Литмир - Электронная Библиотека

Дело было в огромной комнате с высокими французскими окнами, выходящими в розовый сад, и розы были в полном цвету. Я разглагольствовала, громогласно увещевала, объясняла и подчёркивала собравшимся их суровую перспективу. Я была захвачена своим предметом; я забыла обо всём на свете, рассказывая об аде. Через полчаса я вдруг заметила, что моей публики нет. Один за другим солдаты ускользнули через французские окна. Видимо, они слушали, сколько могли выдержать, а потом удирали в розарий, смеясь 85] над глупой дурочкой. Осталась лишь горстка религиозно настроенных солдат (товарищи непочтительно обзывали их “библейскими болтунами”). Они были завсегдатаями молитвенных собраний и сидели молча, флегматично и вежливо ожидая, когда я доберусь до конца. Когда всё закончилось и я кое-как доползла до финиша, ко мне подошёл сержант и, с сочувствием глядя на меня, сказал: “Да, мисс, когда вы говорите правду, мы готовы сидеть и слушать всё, что вы скажете, — вы знаете это, но если вы начнёте рассказывать небылицы, большинство из нас поднимутся и уйдут. Что и произошло”. Это был суровый, беспощадный урок, хотя я его в то время не поняла. Я верила, что Библия учит существованию ада, и вдруг почувствовала, как все мои ценности померкли. Если учение об аде неверно, то что же ещё ошибочно?

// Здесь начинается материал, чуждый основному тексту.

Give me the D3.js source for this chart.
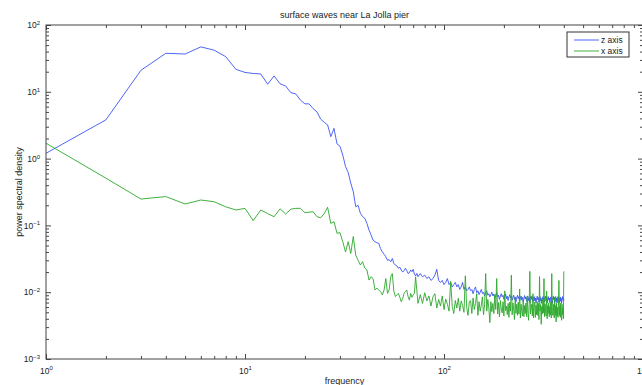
<!DOCTYPE html>
<html><head><meta charset="utf-8">
<script src="https://cdn.jsdelivr.net/npm/d3@7"></script>
<style>
body{margin:0;background:#fff;}
svg{display:block;font-family:"Liberation Sans",Arial,Helvetica,sans-serif;}
</style>
</head><body>
<svg id="chart" width="642" height="385"></svg>
<script>
// ---------------- DATA ----------------
const titleText = "surface waves near La Jolla pier";
const xLabelText = "frequency";
const yLabelText = "power spectral density";
const seriesNames = ["z axis", "x axis"];

// frequency grid: 1..74 every 1, then 76..400 every 2
const frequency = d3.range(1, 75).concat(d3.range(76, 401, 2));

const zAxisPSD = [
  // f = 1..10
  1.2, 3.8, 21, 37.7, 36.8, 47, 42, 33.6, 21.7, 19.5,
  // f = 11..20
  18.8, 18.5, 13.0, 17.3, 13.2, 12.2, 9.7, 9.3, 7.5, 6.6,
  // f = 21..30
  6.6, 5.6, 5.0, 3.9, 3.5, 3.2, 2.13, 2.84, 1.66, 1.53,
  // f = 31..40
  1.13, 0.76, 0.62, 0.43, 0.32, 0.19, 0.20, 0.152, 0.135, 0.128,
  // f = 41..50
  0.107, 0.085, 0.072, 0.060, 0.057, 0.055, 0.054, 0.045, 0.040, 0.037,
  // f = 51..60
  0.034, 0.030, 0.0307, 0.0286, 0.032, 0.027, 0.0255, 0.0247, 0.0228, 0.0236,
  // f = 61..70
  0.0215, 0.020, 0.021, 0.0228, 0.021, 0.0191, 0.0195, 0.0215, 0.0203, 0.022,
  // f = 71..74
  0.0187, 0.0175, 0.0191, 0.0171,
  // f = 76..94
  0.019, 0.017, 0.018, 0.016, 0.017, 0.015, 0.016, 0.018, 0.022, 0.015,
  // f = 96..114
  0.014, 0.015, 0.013, 0.014, 0.016, 0.013, 0.014, 0.012, 0.013, 0.014,
  // f = 116..134
  0.012, 0.013, 0.011, 0.012, 0.014, 0.011, 0.012, 0.0105, 0.011, 0.012,
  // f = 136..154
  0.0105, 0.011, 0.0095, 0.011, 0.012, 0.0098, 0.0105, 0.0092, 0.010, 0.011,
  // f = 156..174
  0.0095, 0.010, 0.0088, 0.0098, 0.0105, 0.009, 0.0095, 0.0085, 0.0092, 0.010,
  // f = 176..194
  0.0088, 0.0094, 0.0082, 0.009, 0.0098, 0.0085, 0.009, 0.0078, 0.0088, 0.0095,
  // f = 196..214
  0.0085, 0.009, 0.0078, 0.0086, 0.0094, 0.008, 0.0087, 0.0075, 0.0085, 0.0092,
  // f = 216..234
  0.0082, 0.0088, 0.0076, 0.0084, 0.009, 0.0078, 0.0085, 0.0072, 0.0083, 0.009,
  // f = 236..254
  0.008, 0.0086, 0.0074, 0.0082, 0.0088, 0.0076, 0.0084, 0.0071, 0.008, 0.0089,
  // f = 256..274
  0.0079, 0.0085, 0.0073, 0.0081, 0.0087, 0.0075, 0.0083, 0.007, 0.0079, 0.0088,
  // f = 276..294
  0.0078, 0.0084, 0.0072, 0.008, 0.0086, 0.0074, 0.0082, 0.0069, 0.0079, 0.0087,
  // f = 296..314
  0.0077, 0.0083, 0.0071, 0.0079, 0.0086, 0.0074, 0.0081, 0.0068, 0.0078, 0.0086,
  // f = 316..334
  0.0077, 0.0083, 0.0072, 0.008, 0.0087, 0.0073, 0.0082, 0.0069, 0.0079, 0.0086,
  // f = 336..354
  0.0076, 0.0082, 0.007, 0.0079, 0.0085, 0.0073, 0.0081, 0.0068, 0.0078, 0.0087,
  // f = 356..374
  0.0077, 0.0083, 0.0071, 0.008, 0.0086, 0.0072, 0.0082, 0.0069, 0.0079, 0.0086,
  // f = 376..394
  0.0076, 0.0083, 0.007, 0.0079, 0.0085, 0.0073, 0.0081, 0.0068, 0.0078, 0.0086,
  // f = 396..400
  0.0077, 0.0082, 0.0075
];

const xAxisPSD = [
  // f = 1..10
  1.7, 0.51, 0.248, 0.27, 0.209, 0.24, 0.226, 0.19, 0.17, 0.18,
  // f = 11..20
  0.118, 0.17, 0.15, 0.135, 0.177, 0.148, 0.175, 0.18, 0.18, 0.155,
  // f = 21..30
  0.158, 0.16, 0.135, 0.13, 0.15, 0.187, 0.107, 0.114, 0.076, 0.078,
  // f = 31..40
  0.057, 0.040, 0.057, 0.038, 0.068, 0.036, 0.030, 0.0255, 0.0286, 0.023,
  // f = 41..50
  0.0215, 0.0152, 0.017, 0.016, 0.0108, 0.0115, 0.0108, 0.0102, 0.0091, 0.0108,
  // f = 51..60
  0.016, 0.0096, 0.0108, 0.017, 0.019, 0.0102, 0.0086, 0.0091, 0.0096, 0.0084,
  // f = 61..70
  0.0072, 0.008, 0.0096, 0.0102, 0.0108, 0.0086, 0.0076, 0.0096, 0.0084, 0.0091,
  // f = 71..74
  0.0096, 0.017, 0.0108, 0.0068,
  // f = 76..94
  0.0092, 0.0068, 0.0098, 0.0074, 0.0088, 0.0062, 0.0085, 0.0095, 0.0058, 0.0078,
  // f = 96..114
  0.0062, 0.0088, 0.0055, 0.0079, 0.0066, 0.0052, 0.0145, 0.0061, 0.0048, 0.0075,
  // f = 116..134
  0.0058, 0.0081, 0.0052, 0.0074, 0.0063, 0.005, 0.0176, 0.0059, 0.0045, 0.0072,
  // f = 136..154
  0.0075, 0.0048, 0.0082, 0.0055, 0.0068, 0.0095, 0.0045, 0.0072, 0.0052, 0.0064,
  // f = 156..174
  0.0085, 0.0046, 0.0066, 0.019, 0.0052, 0.0078, 0.0058, 0.0035, 0.0072, 0.0051,
  // f = 176..194
  0.0068, 0.0048, 0.0092, 0.0055, 0.016, 0.0047, 0.0070, 0.0043, 0.0075, 0.0056,
  // f = 196..214
  0.0049, 0.0072, 0.0044, 0.0105, 0.0053, 0.0062, 0.0046, 0.0068, 0.0042, 0.0071,
  // f = 216..234
  0.0052, 0.018, 0.0046, 0.0069, 0.0055, 0.0039, 0.0082, 0.0048, 0.0066, 0.0045,
  // f = 236..254
  0.0071, 0.0047, 0.0112, 0.0041, 0.0066, 0.0052, 0.0044, 0.0074, 0.0043, 0.0063,
  // f = 256..274
  0.0048, 0.0069, 0.0043, 0.0088, 0.005, 0.0038, 0.0065, 0.0205, 0.0047, 0.0058,
  // f = 276..294
  0.0066, 0.0044, 0.0095, 0.0041, 0.0062, 0.0071, 0.0042, 0.0064, 0.0046, 0.0072,
  // f = 296..314
  0.0045, 0.0068, 0.0039, 0.0172, 0.0052, 0.0065, 0.0033, 0.0061, 0.0047, 0.0078,
  // f = 316..334
  0.0049, 0.016, 0.0043, 0.0067, 0.0051, 0.0044, 0.0104, 0.004, 0.0063, 0.0048,
  // f = 336..354
  0.0069, 0.0043, 0.0061, 0.0046, 0.0072, 0.0041, 0.019, 0.0049, 0.0045, 0.0066,
  // f = 356..374
  0.0047, 0.0041, 0.0085, 0.0045, 0.0063, 0.0036, 0.0068, 0.0044, 0.0059, 0.0042,
  // f = 376..394
  0.0064, 0.015, 0.0045, 0.0061, 0.0042, 0.0069, 0.0048, 0.0038, 0.0066, 0.0046,
  // f = 396..400
  0.0058, 0.004, 0.0205
];

const xMajorTicks = [1, 10, 100, 1000];
const xTickExponents = ["0", "1", "2", "3"];
const yMajorTicks = [1e-3, 1e-2, 1e-1, 1, 10, 100];
const yTickExponents = ["\u22123", "\u22122", "\u22121", "0", "1", "2"];
const seriesColors = ["#3a55f5", "#2aa82a"];

// ---------------- CHART ----------------
const svg = d3.select("#chart");
const L = 46, R = 643, T = 25, B = 359;
const x = d3.scaleLog().domain([1, 1000]).range([L, R]);
const y = d3.scaleLog().domain([1e-3, 1e2]).range([B, T]);

function minorTicks(domain) {
  const out = [];
  const lo = Math.round(Math.log10(domain[0])), hi = Math.round(Math.log10(domain[1]));
  for (let e = lo; e < hi; e++) for (let k = 2; k <= 9; k++) out.push(k * Math.pow(10, e));
  return out;
}
const xMinor = minorTicks(x.domain());
const yMinor = minorTicks(y.domain());

const axisColor = "#444";
function styleAxis(g) {
  g.select(".domain").remove();
  g.selectAll(".tick line").attr("stroke", axisColor).attr("stroke-width", 1);
  g.selectAll(".tick text").attr("fill", "#222").attr("font-size", "8.5px");
}
function supLabels(g, exps) {
  g.selectAll(".tick text").each(function (d, i) {
    const t = d3.select(this);
    t.text(null);
    t.append("tspan").text("10");
    t.append("tspan").attr("dy", "-0.55em").attr("font-size", "6px").text(exps[i]);
  });
}

// data lines (clipped)
svg.append("clipPath").attr("id", "clip").append("rect")
  .attr("x", L).attr("y", T).attr("width", R - L).attr("height", B - T);

const line = d3.line().x((d, i) => x(frequency[i])).y(d => y(d));
const plot = svg.append("g").attr("clip-path", "url(#clip)");
[zAxisPSD, xAxisPSD].forEach((s, k) => {
  plot.append("path").datum(s).attr("d", line)
    .attr("fill", "none").attr("stroke", seriesColors[k])
    .attr("stroke-width", 0.9).attr("stroke-linejoin", "round");
});

// bottom axis
const gB = svg.append("g").attr("transform", `translate(0,${B})`)
  .call(d3.axisBottom(x).tickValues(xMajorTicks).tickSize(-5).tickPadding(8.5));
styleAxis(gB); supLabels(gB, xTickExponents);
svg.append("g").attr("transform", `translate(0,${B})`)
  .call(d3.axisBottom(x).tickValues(xMinor).tickSize(-3).tickFormat(""))
  .call(styleAxis);
// top axis
svg.append("g").attr("transform", `translate(0,${T})`)
  .call(d3.axisTop(x).tickValues(xMajorTicks).tickSize(-5).tickFormat("")).call(styleAxis);
svg.append("g").attr("transform", `translate(0,${T})`)
  .call(d3.axisTop(x).tickValues(xMinor).tickSize(-3).tickFormat("")).call(styleAxis);
// left axis
const gL = svg.append("g").attr("transform", `translate(${L},0)`)
  .call(d3.axisLeft(y).tickValues(yMajorTicks).tickSize(-5).tickPadding(6));
styleAxis(gL); supLabels(gL, yTickExponents);
svg.append("g").attr("transform", `translate(${L},0)`)
  .call(d3.axisLeft(y).tickValues(yMinor).tickSize(-3).tickFormat("")).call(styleAxis);
// right axis
svg.append("g").attr("transform", `translate(${R},0)`)
  .call(d3.axisRight(y).tickValues(yMajorTicks).tickSize(-5).tickFormat("")).call(styleAxis);
svg.append("g").attr("transform", `translate(${R},0)`)
  .call(d3.axisRight(y).tickValues(yMinor).tickSize(-3).tickFormat("")).call(styleAxis);

// frame
svg.append("rect").attr("x", L).attr("y", T).attr("width", R - L).attr("height", B - T)
  .attr("fill", "none").attr("stroke", axisColor).attr("stroke-width", 1);

// title & labels
svg.append("text").attr("x", (L + R) / 2).attr("y", 18).attr("text-anchor", "middle")
  .attr("font-size", "9px").attr("fill", "#222").text(titleText);
svg.append("text").attr("x", (L + R) / 2).attr("y", 384).attr("text-anchor", "middle")
  .attr("font-size", "9px").attr("fill", "#222").text(xLabelText);
svg.append("text").attr("transform", `translate(22,${(T + B) / 2}) rotate(-90)`)
  .attr("text-anchor", "middle").attr("font-size", "9px").attr("fill", "#222").text(yLabelText);

// legend
const lg = svg.append("g");
lg.append("rect").attr("x", 567).attr("y", 32).attr("width", 62).attr("height", 25)
  .attr("fill", "#fff").attr("stroke", "#333").attr("stroke-width", 1);
seriesNames.forEach((name, k) => {
  const yy = 40 + k * 11;
  lg.append("line").attr("x1", 574).attr("x2", 599).attr("y1", yy).attr("y2", yy)
    .attr("stroke", seriesColors[k]).attr("stroke-width", 0.9);
  lg.append("text").attr("x", 601).attr("y", yy + 3).attr("font-size", "8.5px")
    .attr("fill", "#222").text(name);
});
</script>
</body></html>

Эти три эпизода ввергли мой ум в самые бурные сомнения и в конце способствовали нервному срыву. Заблуждаюсь ли я сейчас? Неужели мне надо учиться чему-то ещё? Есть ли иные точки зрения, могущие оказаться правильными? Я знала: есть множество прекрасных людей, думающих не так, как я, и до сих пор я только сожалела о них. Является ли Бог таким, каким я Его себе представляю, а если Он (ужасная мысль) такой, каким я Его себе представляю, и если я действительно понимаю Бога и знаю, чего Он хочет, может ли Он вообще быть Богом, — ведь (раз я Его понимаю) Ему должна быть присуща такая же ограниченность, как и мне самой? Существует ли ад, и если да, то почему Бог посылает туда кого бы то ни было, если это такое неприятное место, а Он — Бог любви? Я знала, что я не могла бы этого делать. Я знала, что сказала бы людям: “Ну, если вы не верите в Меня, это очень плохо, потому что Я действительно заслуживаю веры, но Я не могу и не буду наказывать вас лишь за это. Может статься, что вы не можете с собой ничего поделать, может, вы не слышали обо Мне, а может, слышали обо Мне много лжи”. Почему я должна быть добрее Бога? Разве я 86] знаю о любви больше, чем Он? А если я действительно знаю о любви больше, как же тогда Бог может быть Богом, если даже я выше Его в некоторых отношениях? Знаю ли я, что делаю? Как я могу учить дальше? И так далее и тому подобное. Начала обнаруживаться перемена в моей точке зрения и в моей позиции. Меня всё больше мучили сомнения, приведшие в итоге к фундаментальным переменам в моей жизни. Я вся извелась и стала плохо спать. Я не могла ясно мыслить и не решалась ни к кому обратиться.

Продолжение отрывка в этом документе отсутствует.